Burdick: It’s honestly taking it one day at a time and doing something to get a little bit better in those 24 hours. That’s kind of my mindset that I have each day. What can I do today to be a little better than I was yesterday? I approach it like that because if you look at the grand scheme of things, it can be overwhelming with the, ‘I have to get a college scholarship and I only have one summer to get it done’ mindset. It can be stressful. We never play at our best when we’re stressed, upset of frustrated. It’s just hard to play under those circumstances. It’s really about taking it one day at a time, controlling what you can control and working hard. You have to work on your craft, and that’s something I stress to this younger generation all of the time.
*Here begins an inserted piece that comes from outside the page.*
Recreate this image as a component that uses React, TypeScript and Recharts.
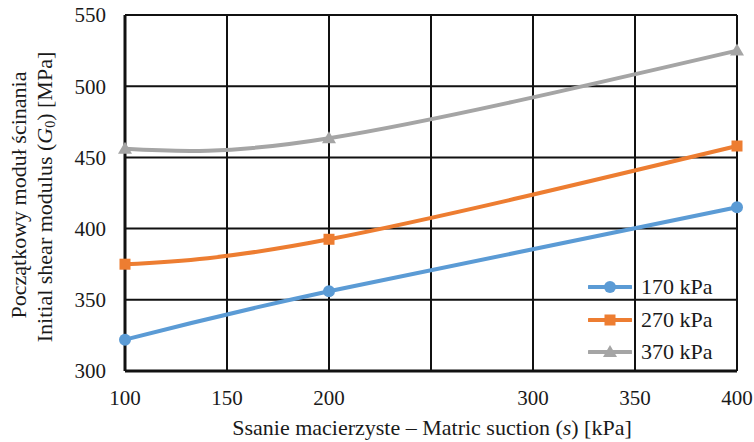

There are so many distractions with social media, parties, friend groups, parents and whatever the case may be. They have to make up in their minds that this is something they love to do and they have to make it a priority if this is truly what they want. If it is, this has to be a priority. Basketball has got take the forefront and you have to put some other stuff on the back burner to accomplish what you want to accomplish. There are so many distractions, so I really try to stress that. When I was coming up through high school, me and (my teammates) cared about hooping. We’d come before school and hoop. We’d stay after school and hoop. That’s all that we wanted to do, and I think that’s why we had so much success. The work never lies. If you put in the work, you’ll reap the awards.